Copy out the listing that follows exactly, dropping every picture.

» Data provided
+++
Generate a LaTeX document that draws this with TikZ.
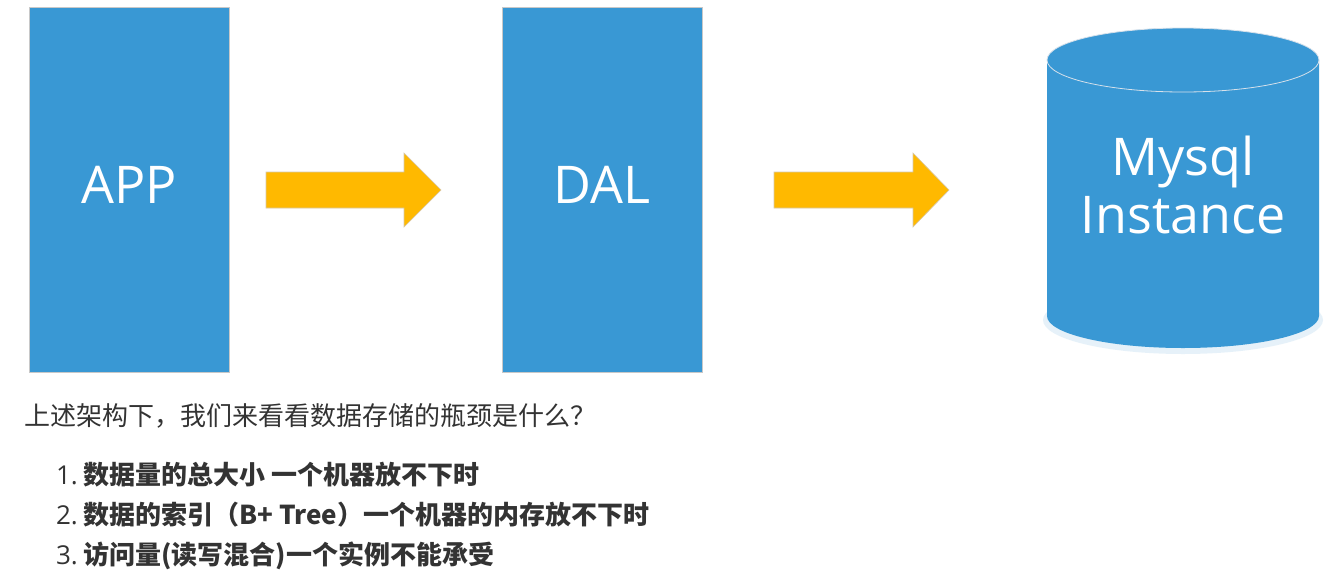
\documentclass[tikz,border=0pt]{standalone}
\usepackage{fontspec}
\setmainfont{Open Sans}
\newfontfamily\cjk{Noto Sans CJK SC}
\newfontfamily\labelfont{Open Sans}
\begin{document}
\begin{tikzpicture}[x=1pt,y=1pt,
  tierbox/.style={fill=boxblue, draw=boxedge, line width=0.8pt, minimum width=200pt, minimum height=365pt, inner sep=0pt},
  tierlabel/.style={text=white, anchor=base, inner sep=0pt, font=\labelfont\fontsize{52}{58}\selectfont},
  flowarrow/.style={fill=arrowyellow, draw=arrowedge, line width=0.6pt},
  bodytext/.style={text=bodygray, anchor=base west, inner sep=0pt, font=\cjk\fontsize{26}{30}\selectfont},
  itemtext/.style={text=bodygray, anchor=base west, inner sep=0pt, font=\cjk\bfseries\fontsize{26}{30}\selectfont},
  numtext/.style={text=bodygray, anchor=base east, inner sep=0pt, font=\labelfont\fontsize{26}{30}\selectfont}]
\definecolor{boxblue}{RGB}{57,152,212}
\definecolor{boxedge}{RGB}{200,200,200}
\definecolor{arrowyellow}{RGB}{255,185,0}
\definecolor{arrowedge}{RGB}{215,200,170}
\definecolor{bodygray}{RGB}{51,51,51}
\definecolor{cylline}{RGB}{215,225,235}
\useasboundingbox (0,0) rectangle (1342,-576);
\fill[white] (0,0) rectangle (1342,-576);
% boxes
\node[tierbox] (app) at (129,-189.5) {};
\node[tierlabel] (applabel) at (129,-203) {APP};
\node[tierbox] (dal) at (602,-189.5) {};
\node[tierlabel] (dallabel) at (602,-203) {DAL};
% arrows
\draw[flowarrow] (266,-172) -- (404,-172) -- (404,-153) -- (441,-190) -- (404,-227) -- (404,-208) -- (266,-208) -- cycle;
\draw[flowarrow] (774,-172) -- (913,-172) -- (913,-153) -- (949,-190) -- (913,-227) -- (913,-208) -- (774,-208) -- cycle;
% cylinder
\fill[boxblue!25, opacity=0.5] (1183,-320) ellipse[x radius=140, y radius=34];
\fill[boxblue] (1047,-60) -- (1047,-316) arc[start angle=180, end angle=360, x radius=136, y radius=32] -- (1319,-60) arc[start angle=0, end angle=180, x radius=136, y radius=32] -- cycle;
\draw[cylline, line width=0.8pt] (1183,-60) ellipse[x radius=136, y radius=32];
\node[tierlabel] (mysql) at (1183,-175) {Mysql};
\node[tierlabel] (instance) at (1183,-233) {Instance};
% text
\node[bodytext] (q) at (24,-425) {上述架构下，我们来看看数据存储的瓶颈是什么？};
\node[numtext] (n1) at (78,-484) {1.};
\node[itemtext] (t1) at (83,-484) {数据量的总大小 一个机器放不下时};
\node[numtext] (n2) at (78,-524) {2.};
\node[itemtext] (t2) at (83,-524) {数据的索引（B+ Tree）一个机器的内存放不下时};
\node[numtext] (n3) at (78,-564) {3.};
\node[itemtext] (t3) at (83,-564) {访问量(读写混合)一个实例不能承受};
\end{tikzpicture}
\end{document}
+++
» Answer to this task
Generate a LaTeX document that draws this with TikZ.
\documentclass[tikz,border=0pt]{standalone}
\usepackage{fontspec}
\setmainfont{Open Sans}
\newfontfamily\cjk{Noto Sans CJK SC}
\newfontfamily\labelfont{Open Sans}
\begin{document}
\begin{tikzpicture}[x=1pt,y=1pt,
  tierbox/.style={fill=boxblue, draw=boxedge, line width=0.8pt, minimum width=200pt, minimum height=365pt, inner sep=0pt},
  tierlabel/.style={text=white, anchor=base, inner sep=0pt, font=\labelfont\fontsize{52}{58}\selectfont},
  flowarrow/.style={fill=arrowyellow, draw=arrowedge, line width=0.6pt},
  bodytext/.style={text=bodygray, anchor=base west, inner sep=0pt, font=\cjk\fontsize{26}{30}\selectfont},
  itemtext/.style={text=bodygray, anchor=base west, inner sep=0pt, font=\cjk\bfseries\fontsize{26}{30}\selectfont},
  numtext/.style={text=bodygray, anchor=base east, inner sep=0pt, font=\labelfont\fontsize{26}{30}\selectfont}]
\definecolor{boxblue}{RGB}{57,152,212}
\definecolor{boxedge}{RGB}{200,200,200}
\definecolor{arrowyellow}{RGB}{255,185,0}
\definecolor{arrowedge}{RGB}{215,200,170}
\definecolor{bodygray}{RGB}{51,51,51}
\definecolor{cylline}{RGB}{215,225,235}
\useasboundingbox (0,0) rectangle (1342,-576);
\fill[white] (0,0) rectangle (1342,-576);
% boxes
\node[tierbox] (app) at (129,-189.5) {};
\node[tierlabel] (applabel) at (129,-203) {APP};
\node[tierbox] (dal) at (602,-189.5) {};
\node[tierlabel] (dallabel) at (602,-203) {DAL};
% arrows
\draw[flowarrow] (266,-172) -- (404,-172) -- (404,-153) -- (441,-190) -- (404,-227) -- (404,-208) -- (266,-208) -- cycle;
\draw[flowarrow] (774,-172) -- (913,-172) -- (913,-153) -- (949,-190) -- (913,-227) -- (913,-208) -- (774,-208) -- cycle;
% cylinder
\fill[boxblue!25, opacity=0.5] (1183,-320) ellipse[x radius=140, y radius=34];
\fill[boxblue] (1047,-60) -- (1047,-316) arc[start angle=180, end angle=360, x radius=136, y radius=32] -- (1319,-60) arc[start angle=0, end angle=180, x radius=136, y radius=32] -- cycle;
\draw[cylline, line width=0.8pt] (1183,-60) ellipse[x radius=136, y radius=32];
\node[tierlabel] (mysql) at (1183,-175) {Mysql};
\node[tierlabel] (instance) at (1183,-233) {Instance};
% text
\node[bodytext] (q) at (24,-425) {上述架构下，我们来看看数据存储的瓶颈是什么？};
\node[numtext] (n1) at (78,-484) {1.};
\node[itemtext] (t1) at (83,-484) {数据量的总大小 一个机器放不下时};
\node[numtext] (n2) at (78,-524) {2.};
\node[itemtext] (t2) at (83,-524) {数据的索引（B+ Tree）一个机器的内存放不下时};
\node[numtext] (n3) at (78,-564) {3.};
\node[itemtext] (t3) at (83,-564) {访问量(读写混合)一个实例不能承受};
\end{tikzpicture}
\end{document}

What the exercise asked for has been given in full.